Christof Schenk, Inhaber der Holderhof Produkte AG, nahm die Teilnehmenden mit auf eine Reise durch die Entwicklung seines Unternehmens – vom ersten Holundersirup bis zur nationalen Marktführerschaft im Sirupbereich. «Wenn du als Neuer in einen gesättigten Markt kommst, musst du anders denken», so Christof Schenk. Die Holderhof Produkte AG setzt heute auf flexible Produktionsprozesse und direkte Kundenorientierung statt auf klassische Markenwerbung.
Die Getränkewelt sei im Wandel, aber gewisse Dinge blieben konstant: «Wir werden auch in 20 Jahren Orangensaft, Apfelsaft und Eistee trinken – einfach in anderer Form», sagte er. Gleichzeitig entstehen neue Getränketrends wie das Mate-Getränk «El Tony», das bereits in einzelnen Kanälen mit Red Bull gleichzieht. Christof Schenk ist überzeugt: «Solche Produkte setzen sich durch, weil sie Knowhow und Handwerk erfordern – das lässt sich nicht so einfach kopieren.»
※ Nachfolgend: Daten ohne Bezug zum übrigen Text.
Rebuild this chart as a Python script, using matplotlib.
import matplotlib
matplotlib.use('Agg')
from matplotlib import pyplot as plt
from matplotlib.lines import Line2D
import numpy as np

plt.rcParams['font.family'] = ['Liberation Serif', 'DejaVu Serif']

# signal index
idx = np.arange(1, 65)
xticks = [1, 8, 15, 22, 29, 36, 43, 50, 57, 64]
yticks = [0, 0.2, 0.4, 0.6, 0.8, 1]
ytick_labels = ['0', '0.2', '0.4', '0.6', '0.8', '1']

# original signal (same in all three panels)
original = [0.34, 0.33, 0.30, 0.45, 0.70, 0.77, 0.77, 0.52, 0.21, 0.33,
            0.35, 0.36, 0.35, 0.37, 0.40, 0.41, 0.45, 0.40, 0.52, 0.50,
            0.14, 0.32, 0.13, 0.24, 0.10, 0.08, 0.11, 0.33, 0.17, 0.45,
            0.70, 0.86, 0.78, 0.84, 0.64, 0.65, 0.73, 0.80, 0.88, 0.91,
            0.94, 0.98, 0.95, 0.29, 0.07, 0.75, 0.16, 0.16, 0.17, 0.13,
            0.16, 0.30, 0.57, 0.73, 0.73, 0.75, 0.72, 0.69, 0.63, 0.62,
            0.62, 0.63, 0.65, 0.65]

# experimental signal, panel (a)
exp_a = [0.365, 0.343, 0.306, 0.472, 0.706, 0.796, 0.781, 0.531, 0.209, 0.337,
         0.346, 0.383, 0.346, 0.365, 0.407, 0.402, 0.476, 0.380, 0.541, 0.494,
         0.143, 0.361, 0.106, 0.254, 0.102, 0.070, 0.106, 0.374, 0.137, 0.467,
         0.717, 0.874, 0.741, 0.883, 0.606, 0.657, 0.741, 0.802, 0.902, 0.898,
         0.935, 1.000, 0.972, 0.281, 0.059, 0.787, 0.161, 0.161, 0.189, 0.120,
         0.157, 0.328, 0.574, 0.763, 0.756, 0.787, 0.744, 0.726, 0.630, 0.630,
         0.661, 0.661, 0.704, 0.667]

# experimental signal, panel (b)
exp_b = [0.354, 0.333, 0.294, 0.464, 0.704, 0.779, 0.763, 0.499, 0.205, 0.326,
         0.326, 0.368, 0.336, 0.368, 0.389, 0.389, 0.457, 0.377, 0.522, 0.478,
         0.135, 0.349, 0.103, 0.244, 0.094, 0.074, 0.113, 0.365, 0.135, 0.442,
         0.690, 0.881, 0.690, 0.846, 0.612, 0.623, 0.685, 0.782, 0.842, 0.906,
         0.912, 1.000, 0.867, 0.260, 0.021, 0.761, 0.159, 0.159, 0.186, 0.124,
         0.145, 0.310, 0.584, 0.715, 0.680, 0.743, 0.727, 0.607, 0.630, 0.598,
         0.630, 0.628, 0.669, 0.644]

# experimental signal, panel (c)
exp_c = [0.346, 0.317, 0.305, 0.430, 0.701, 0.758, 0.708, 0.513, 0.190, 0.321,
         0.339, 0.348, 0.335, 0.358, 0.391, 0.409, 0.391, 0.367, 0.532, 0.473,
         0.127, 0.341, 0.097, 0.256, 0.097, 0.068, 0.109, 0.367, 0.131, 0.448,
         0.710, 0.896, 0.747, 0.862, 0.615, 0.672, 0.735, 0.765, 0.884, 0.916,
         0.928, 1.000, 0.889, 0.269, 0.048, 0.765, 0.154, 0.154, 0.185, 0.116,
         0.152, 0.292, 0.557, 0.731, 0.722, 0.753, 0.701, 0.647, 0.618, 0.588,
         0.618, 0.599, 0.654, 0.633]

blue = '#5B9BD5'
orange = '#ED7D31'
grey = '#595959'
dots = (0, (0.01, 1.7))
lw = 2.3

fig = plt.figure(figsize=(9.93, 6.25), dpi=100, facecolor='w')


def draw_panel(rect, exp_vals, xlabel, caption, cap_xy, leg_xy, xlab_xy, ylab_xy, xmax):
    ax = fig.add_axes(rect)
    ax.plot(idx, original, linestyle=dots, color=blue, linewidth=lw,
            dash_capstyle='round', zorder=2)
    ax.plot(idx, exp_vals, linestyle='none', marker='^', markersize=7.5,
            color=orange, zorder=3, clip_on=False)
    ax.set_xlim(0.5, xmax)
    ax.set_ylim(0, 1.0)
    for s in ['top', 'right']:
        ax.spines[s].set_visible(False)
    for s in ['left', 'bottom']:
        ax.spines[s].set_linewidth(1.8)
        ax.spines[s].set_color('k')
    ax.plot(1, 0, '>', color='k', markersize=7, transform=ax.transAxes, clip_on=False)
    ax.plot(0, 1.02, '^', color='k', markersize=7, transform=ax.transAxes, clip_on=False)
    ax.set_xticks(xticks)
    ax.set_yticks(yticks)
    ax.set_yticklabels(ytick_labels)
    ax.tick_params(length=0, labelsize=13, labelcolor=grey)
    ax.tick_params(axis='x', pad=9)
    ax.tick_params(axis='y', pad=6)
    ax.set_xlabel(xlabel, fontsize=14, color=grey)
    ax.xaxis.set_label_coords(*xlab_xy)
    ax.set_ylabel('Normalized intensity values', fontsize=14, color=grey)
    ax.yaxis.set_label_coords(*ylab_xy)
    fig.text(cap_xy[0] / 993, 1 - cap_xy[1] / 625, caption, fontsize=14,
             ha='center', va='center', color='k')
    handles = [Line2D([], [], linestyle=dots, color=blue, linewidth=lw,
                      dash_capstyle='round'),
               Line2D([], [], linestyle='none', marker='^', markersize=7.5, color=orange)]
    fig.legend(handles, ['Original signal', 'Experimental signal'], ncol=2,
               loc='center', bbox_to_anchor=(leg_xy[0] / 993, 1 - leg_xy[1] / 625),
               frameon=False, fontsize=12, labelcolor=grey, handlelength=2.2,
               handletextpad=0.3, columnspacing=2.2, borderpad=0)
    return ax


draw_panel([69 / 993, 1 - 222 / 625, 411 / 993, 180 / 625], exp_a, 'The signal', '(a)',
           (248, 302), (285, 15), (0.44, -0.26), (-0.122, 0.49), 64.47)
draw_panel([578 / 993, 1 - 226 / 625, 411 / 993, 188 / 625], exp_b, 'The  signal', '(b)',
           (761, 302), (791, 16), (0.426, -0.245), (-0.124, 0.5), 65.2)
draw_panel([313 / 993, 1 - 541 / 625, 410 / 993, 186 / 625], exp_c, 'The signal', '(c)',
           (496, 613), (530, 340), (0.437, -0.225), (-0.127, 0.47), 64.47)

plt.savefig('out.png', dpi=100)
Was hat eine Uhrenmarke mit der Zukunft des Konsums zu tun? Eine ganze Menge, wie Claudine Gertiser, Co-CEO von Oris SA, zeigte. Die Traditionsmarke aus Hölstein im Kanton Basel-Landschaft entwickelt seit über 120 Jahren mechanische Uhren – und steht dennoch für Innovation. «Wir zelebrieren die Uhr als Erlebnis», sagte Claudine Gertiser. Dabei setzt die Oris SA auf Unabhängigkeit, Nachhaltigkeit und Handwerkskunst: Armbänder aus Hirschlederabfällen, Ziffernblätter aus recyceltem PET – und ein Uhrwerk mit fünf Tagen Gangreserve.
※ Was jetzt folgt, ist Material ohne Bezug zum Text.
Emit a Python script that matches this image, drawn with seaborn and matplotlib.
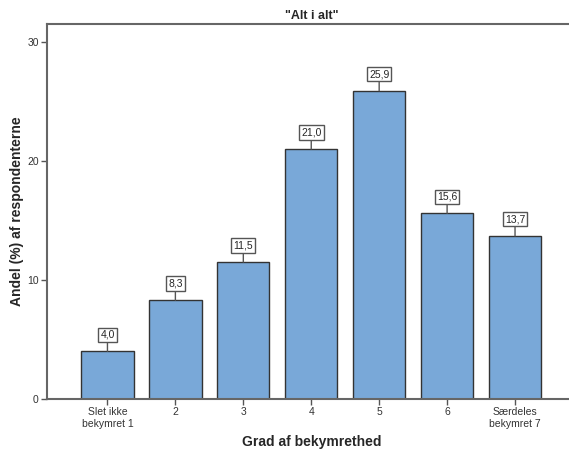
import matplotlib
matplotlib.use("Agg")
import matplotlib.pyplot as plt
import seaborn as sns
import pandas as pd

categories = ["Slet ikke\nbekymret 1", "2", "3", "4", "5", "6", "Særdeles\nbekymret 7"]
values = [4.0, 8.3, 11.5, 21.0, 25.9, 15.6, 13.7]
yticks = [0, 10, 20, 30]

sns.set_style("white")
plt.rcParams['font.family'] = ['Liberation Sans', 'DejaVu Sans']

df = pd.DataFrame({"cat": categories, "val": values})

fig = plt.figure(figsize=(5.69, 4.55), dpi=100)
ax = fig.add_axes([0.0826, 0.123, 0.93, 0.824])

sns.barplot(data=df, x="cat", y="val", ax=ax, color="#79A8D8", saturation=1,
            width=0.77, edgecolor="#333333", linewidth=1.0)

ax.set_ylim(0, 31.5)
ax.set_xlim(-0.89, 6.9)
ax.set_yticks(yticks)
ax.set_yticklabels([str(t) for t in yticks], fontsize=7.5, color="#333333")
ax.tick_params(axis='both', left=True, bottom=True, length=4, width=1,
               color="#555555", direction='out', pad=2)
ax.tick_params(axis='x', labelsize=7.5, labelcolor="#333333")
for s in ax.spines.values():
    s.set_color("#666666")
    s.set_linewidth(1.5)

ax.set_xlabel("Grad af bekymrethed", fontsize=10, fontweight='bold', labelpad=4)
ax.set_ylabel("Andel (%) af respondenterne", fontsize=10, fontweight='bold', labelpad=2)
ax.set_title('"Alt i alt"', fontsize=9, fontweight='bold', pad=4)

for i, v in enumerate(values):
    label = f"{v:.1f}".replace(".", ",")
    ax.annotate(label, xy=(i, v), xytext=(0, 12), textcoords="offset points",
                ha="center", va="center", fontsize=7.5,
                bbox=dict(boxstyle="square,pad=0.2", fc="white", ec="#555555", lw=1),
                arrowprops=dict(arrowstyle="-", color="#555555", lw=1, shrinkA=0, shrinkB=0))

fig.savefig("out.png", dpi=100)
Auch die Beziehung zum Kunden hat sich gewandelt: «Der Konsument erwartet heute ein Erlebnis – egal, welches Budget», erklärte Claudine Gertiser und ergänzte: «Darauf müssen wir eingehen.» Die Konkurrenz durch Smartwatches sieht Claudine Gertiser allerdings gelassen: «Eine mechanische Uhr ist Emotion, eine Smartwatch ist Technik – das sind zwei völlig verschiedene Welten.»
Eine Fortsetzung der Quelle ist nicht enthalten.